Cette approche met en lumière la force d’un dialogue ouvert, où l’expertise professionnelle se combine à la connaissance intime du vécu. Elle a aussi démontré que la conception collaborative peut générer non seulement des idées, mais aussi des alliances et des perspectives durables. 

Un parcours d’écoute et de réinvention 

Trop souvent, les projets d’aménagement se déroulent avec une consultation minimale, laissant de côté la voix des principaux intéressés. À l’inverse, la conception collaborative invite à écouter réellement, à confronter nos certitudes et à explorer les angles morts. 

C’est en sortant des sentiers battus que l’on peut révéler des obstacles invisibles et inventer de nouvelles manières de faire. Dans le domaine de l’environnement bâti, cette approche est un levier essentiel pour dépasser les cloisonnements et créer des espaces profondément adaptés à l’identité d’une communauté. 

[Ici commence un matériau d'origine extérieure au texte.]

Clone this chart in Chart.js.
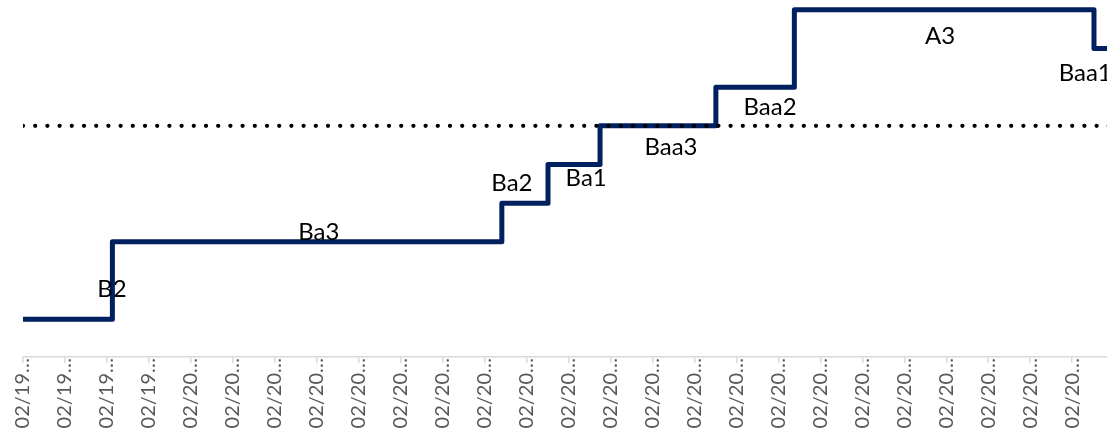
<!DOCTYPE html>
<html>
<head>
<meta charset="utf-8">
<script src="https://cdn.jsdelivr.net/npm/chart.js@4/dist/chart.umd.min.js"></script>
<style>
  html, body { margin: 0; padding: 0; background: #fff; overflow: hidden; }
  #wrap { width: 1107px; height: 431px; position: relative; }
</style>
</head>
<body>
<div id="wrap"><canvas id="chart-notation"></canvas></div>
<script>
/* ── Données ─────────────────────────────────────────────── */
const tickLabels = [
  '02/19…', '02/19…', '02/19…', '02/19…', '02/20…', '02/20…', '02/20…',
  '02/20…', '02/20…', '02/20…', '02/20…', '02/20…', '02/20…', '02/20…',
  '02/20…', '02/20…', '02/20…', '02/20…', '02/20…', '02/20…', '02/20…',
  '02/20…', '02/20…', '02/20…', '02/20…', '02/20…',
];

/* échelle de notation, de la plus basse à la plus haute */
const ratingScale = ['B2', 'B1', 'Ba3', 'Ba2', 'Ba1', 'Baa3', 'Baa2', 'Baa1', 'A3'];

/* date de changement (en pas d'étiquette) et note atteinte */
const changeAt    = [0, 2.13, 11.41, 12.51, 13.75, 16.51, 18.38, 25.52, 26.5];
const ratingAfter = ['B2', 'Ba3', 'Ba2', 'Ba1', 'Baa3', 'Baa2', 'A3', 'Baa1', 'Baa1'];

/* seuil « investment grade » en pointillés */
const thresholdRating = 'Baa3';
const thresholdSpan   = [0, 26.5];

/* étiquettes de note posées sur la courbe */
const noteText = ['B2', 'Ba3', 'Ba2', 'Ba1', 'Baa3', 'Baa2', 'A3', 'Baa1'];

/* ── Placement des étiquettes (unités des axes) ──────────── */
const noteSpots = [
  [2.12, 0.80], [7.05, 2.26], [11.65, 3.55], [13.42, 3.68],
  [15.44, 4.48], [17.80, 5.50], [21.85, 7.35], [25.31, 6.37],
];

const rang = r => ratingScale.indexOf(r);

/* ── Plugin : étiquettes texte des notes ─────────────────── */
const etiquettesNotes = {
  id: 'etiquettesNotes',
  afterDatasetsDraw(chart) {
    const { ctx, scales: { x, y } } = chart;
    const taille = 24;
    ctx.save();
    ctx.font = `${taille}px Lato, 'Open Sans', sans-serif`;
    ctx.fillStyle = '#000';
    ctx.textAlign = 'center';
    ctx.textBaseline = 'alphabetic';
    noteText.forEach((t, i) => {
      const [vx, vy] = noteSpots[i];
      ctx.fillText(t, x.getPixelForValue(vx), y.getPixelForValue(vy) + taille * 0.36);
    });
    ctx.restore();
  },
};

const ctx = document.getElementById('chart-notation').getContext('2d');

new Chart(ctx, {
  type: 'line',
  data: {
    datasets: [
      {
        /* seuil Baa3 — pointillés noirs, au-dessus de la courbe */
        label          : 'Seuil',
        data           : thresholdSpan.map(v => ({ x: v, y: rang(thresholdRating) })),
        borderColor    : '#000',
        borderWidth    : 4.3,
        borderDash     : [0, 12.2],
        borderCapStyle : 'round',
        pointRadius    : 0,
        order          : 0,
      },
      {
        /* historique de notation — escalier bleu foncé */
        label          : 'Notation',
        data           : changeAt.map((v, i) => ({ x: v, y: rang(ratingAfter[i]) })),
        borderColor    : '#002060',
        borderWidth    : 5,
        borderJoinStyle: 'round',
        stepped        : 'before',
        pointRadius    : 0,
        order          : 1,
      },
    ],
  },
  options: {
    responsive         : true,
    maintainAspectRatio: false,
    animation          : false,
    devicePixelRatio   : 1,
    layout             : { padding: { left: 23, right: 0, top: 0, bottom: 0 } },
    plugins: {
      legend : { display: false },
      tooltip: { enabled: false },
    },
    scales: {
      x: {
        type: 'linear',
        min : 0,
        max : 25.83,
        afterBuildTicks: s => { s.ticks = tickLabels.map((_, i) => ({ value: i })); },
        afterFit: s => { s.height = 74; s.paddingLeft = 0; s.paddingRight = 0; },
        grid  : { drawOnChartArea: false, drawTicks: true, tickLength: 6, color: '#d9d9d9', lineWidth: 1.5 },
        border: { color: '#d9d9d9', width: 1.5 },
        ticks : {
          autoSkip   : false,
          minRotation: 90,
          maxRotation: 90,
          padding    : -5,
          color      : '#595959',
          font       : { family: 'Lato', size: 20 },
          callback   : (v, i) => tickLabels[i],
        },
      },
      y: {
        display: false,
        min    : -0.977,
        max    : 8.253,
      },
    },
  },
  plugins: [etiquettesNotes],
});
</script>
</body>
</html>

Vers des espaces construits avec et par les communautés 

Le partage d’idées, de récits et de perspectives transforme la manière dont nous concevons les espaces collectifs. Au lieu d’imposer des solutions, la cocréation ouvre la voie à des projets qui résonnent, qui rassemblent et qui renforcent le sentiment d’appartenance. 

Le Centre des jeunes de l’USAY – et les dialogues qu’il a inspirés – montrent que l’avenir de l’architecture ne réside pas seulement dans la technique, mais dans la capacité à écouter, à apprendre et à bâtir avec la communauté. 

Ce n’est qu’en créant ensemble que nous pourrons façonner des lieux où chaque personne se sent véritablement chez soi.